I've often wondered how such a thing is made possible – it must've been darn hard to plan and develop it! Samsung confirms my guessing with its latest detailed article on Galaxy AI and the trials and tribulations of the teams around the world behind the project.
So far, so good: the speech recognition does it thing, then the neural machine translation kick in, then the translated speech is spewed back to you via text-to-speech.
What do you do when the dialects enter the ring, though!?

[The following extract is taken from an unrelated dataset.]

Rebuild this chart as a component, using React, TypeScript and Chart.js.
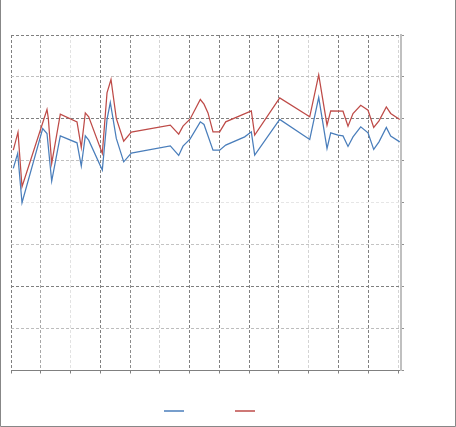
import React, { useEffect, useRef } from 'react';
import { Chart, registerables } from 'chart.js';

Chart.register(...registerables);

// Series labels (the legend shows only the line keys)
const seriesLabels: string[] = ['', ''];

// Blue series (x, y)
const blueX: number[] = [0.077, 0.225, 0.37, 1.065, 1.209, 1.367, 1.656, 2.217, 2.361, 2.496, 2.61, 3.067, 3.225, 3.336, 3.537, 3.786, 4.041, 5.351, 5.633, 5.778, 6.013, 6.359, 6.483, 6.785, 7.01, 7.212, 7.85, 8.072, 8.186, 9.026, 10.034, 10.336, 10.615, 10.739, 10.984, 11.152, 11.32, 11.488, 11.747, 11.992, 12.183, 12.361, 12.607, 12.754, 13.057];
const blueY: number[] = [48.19, 51.76, 40.0, 57.71, 56.52, 45.17, 55.95, 54.29, 48.74, 55.95, 54.93, 47.79, 59.86, 63.9, 55.33, 49.76, 51.83, 53.57, 51.29, 53.5, 55.17, 59.29, 58.67, 52.55, 52.55, 53.74, 55.71, 56.9, 51.36, 59.86, 55.1, 65.1, 52.95, 56.67, 56.12, 55.95, 53.43, 55.71, 58.1, 56.67, 52.71, 54.52, 57.95, 55.88, 54.52];

// Red series (x, y)
const redX: number[] = [0.077, 0.235, 0.37, 1.209, 1.253, 1.367, 1.656, 2.217, 2.361, 2.496, 2.61, 3.067, 3.225, 3.359, 3.537, 3.786, 4.041, 5.351, 5.633, 5.778, 6.013, 6.359, 6.483, 6.617, 6.785, 7.01, 7.212, 8.072, 8.186, 9.026, 10.034, 10.336, 10.615, 10.739, 11.152, 11.32, 11.488, 11.747, 11.992, 12.183, 12.361, 12.607, 12.754, 13.057];
const redY: number[] = [52.55, 56.83, 43.81, 62.24, 60.17, 49.38, 61.12, 59.29, 53.19, 61.43, 60.48, 51.76, 66.19, 69.38, 60.1, 54.69, 56.83, 58.5, 56.36, 58.26, 59.93, 64.62, 63.5, 61.43, 56.9, 56.9, 59.29, 61.9, 56.12, 65.0, 60.48, 70.48, 58.5, 61.9, 61.83, 58.26, 61.29, 63.26, 62.07, 57.95, 59.52, 62.86, 61.29, 59.86];

// Axis ranges
const xMin = 0;
const xMax = 13.1;
const xStep = 1;
const yMin = 0;
const yMax = 80;
const yStep = 10;

const toPoints = (xs: number[], ys: number[]) => xs.map((x, i) => ({ x, y: ys[i] }));

const yGridColors = ['#808080', '#bdbdbd', '#808080', '#c4c4c4', '#e6e6e6', '#c0c0c0', '#808080', '#c0c0c0', '#808080'];
const xGridColors = ['#808080', '#a8a8a8', '#e2e2e2', '#808080', '#8c8c8c', '#d4d4d4', '#808080', '#808080', '#808080', '#808080', '#d4d4d4', '#808080', '#808080', '#d4d4d4'];

const framePlugin = {
  id: 'frame',
  beforeDraw(chart: any) {
    const { ctx, width, height } = chart;
    ctx.save();
    ctx.fillStyle = '#ffffff';
    ctx.fillRect(0, 0, width, height);
    ctx.strokeStyle = '#878787';
    ctx.lineWidth = 1;
    ctx.beginPath();
    ctx.moveTo(0.5, 0);
    ctx.lineTo(0.5, height - 0.5);
    ctx.lineTo(width - 0.5, height - 0.5);
    ctx.lineTo(width - 0.5, 0);
    ctx.stroke();
    ctx.restore();
  },
};

export default function App() {
  const canvasRef = useRef<HTMLCanvasElement | null>(null);

  useEffect(() => {
    const canvas = canvasRef.current;
    if (!canvas) return;
    const chart = new Chart(canvas, {
      type: 'line',
      data: {
        datasets: [
          {
            label: seriesLabels[0],
            data: toPoints(blueX, blueY),
            borderColor: '#4a7ebb',
            backgroundColor: '#4a7ebb',
            borderWidth: 1.25,
            pointRadius: 0,
            tension: 0,
            fill: false,
          },
          {
            label: seriesLabels[1],
            data: toPoints(redX, redY),
            borderColor: '#be4b48',
            backgroundColor: '#be4b48',
            borderWidth: 1.25,
            pointRadius: 0,
            tension: 0,
            fill: false,
          },
        ],
      },
      options: {
        responsive: false,
        animation: false,
        events: [],
        layout: { padding: { left: 11, right: 42, top: 35, bottom: 0 }, autoPadding: false },
        plugins: {
          tooltip: { enabled: false },
          title: { display: false },
          legend: {
            display: true,
            position: 'bottom',
            align: 'center',
            labels: {
              usePointStyle: true,
              pointStyle: 'line',
              pointStyleWidth: 20,
              padding: 9.5,
              font: { size: 12 },
              generateLabels: (c: any) => {
                const items = (Chart as any).defaults.plugins.legend.labels.generateLabels(c);
                items.forEach((it: any) => {
                  it.lineWidth = 1.5;
                  it.pointStyle = 'line';
                });
                const spacer = {
                  text: '',
                  fillStyle: 'rgba(0,0,0,0)',
                  strokeStyle: 'rgba(0,0,0,0)',
                  lineWidth: 0,
                  pointStyle: 'line',
                  hidden: false,
                  datasetIndex: -1,
                };
                return [items[0], spacer, items[1]];
              },
            },
          },
        },
        scales: {
          x: {
            type: 'linear',
            position: 'bottom',
            min: xMin,
            max: xMax,
            afterFit: (s: any) => {
              s.height = 25;
            },
            ticks: { display: false, stepSize: xStep, includeBounds: false },
            grid: {
              display: true,
              drawOnChartArea: true,
              drawTicks: true,
              tickLength: 3,
              tickColor: '#808080',
              lineWidth: 1,
              color: (ctx: any) => xGridColors[ctx.index] ?? '#808080',
            },
            border: { display: true, color: '#808080', width: 1, dash: [3, 2] },
          },
          y: {
            type: 'linear',
            position: 'right',
            min: yMin,
            max: yMax,
            afterFit: (s: any) => {
              s.width = 13;
            },
            ticks: { display: false, stepSize: yStep },
            grid: {
              display: true,
              drawOnChartArea: true,
              drawTicks: true,
              tickLength: 3,
              tickColor: '#909090',
              lineWidth: 1,
              color: (ctx: any) => yGridColors[ctx.index] ?? '#808080',
            },
            border: { display: true, color: '#c0c0c0', width: 2, dash: [3, 2] },
          },
        },
      },
      plugins: [framePlugin],
    } as any);
    return () => chart.destroy();
  }, []);

  return (
    <div style={{ position: 'fixed', left: 0, top: 0, width: 456, height: 427, background: '#fff' }}>
      <canvas ref={canvasRef} width={456} height={427} style={{ display: 'block', width: 456, height: 427 }} />
    </div>
  );
}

For example, Samsung R&D Institute Vietnam (SRV) faced obstacles with automatic speech recognition models because Vietnamese is a language with six distinct tones. Tonal languages can be difficult for AI to recognize because of the complexity tones add to linguistic nuances. The team responded to the challenge with a model that differentiates between shorter audio frames of around 20 milliseconds.
Then, the Samsung R&D Institute in Poland had the "mammoth hurdle" of training neural machine translation models for a continent as diverse as Europe. Drawing on its extensive experience with projects in over 30 languages across four time zones, the Polish team successfully navigated the challenges of untranslatable phrases and managed idiomatic expressions that lack direct equivalents in other languages.
The Samsung R&D Institute from Jordan also didn't have an easy time adapting Arabic – a language spoken across more than 20 countries in about 30 dialects – for Galaxy AI.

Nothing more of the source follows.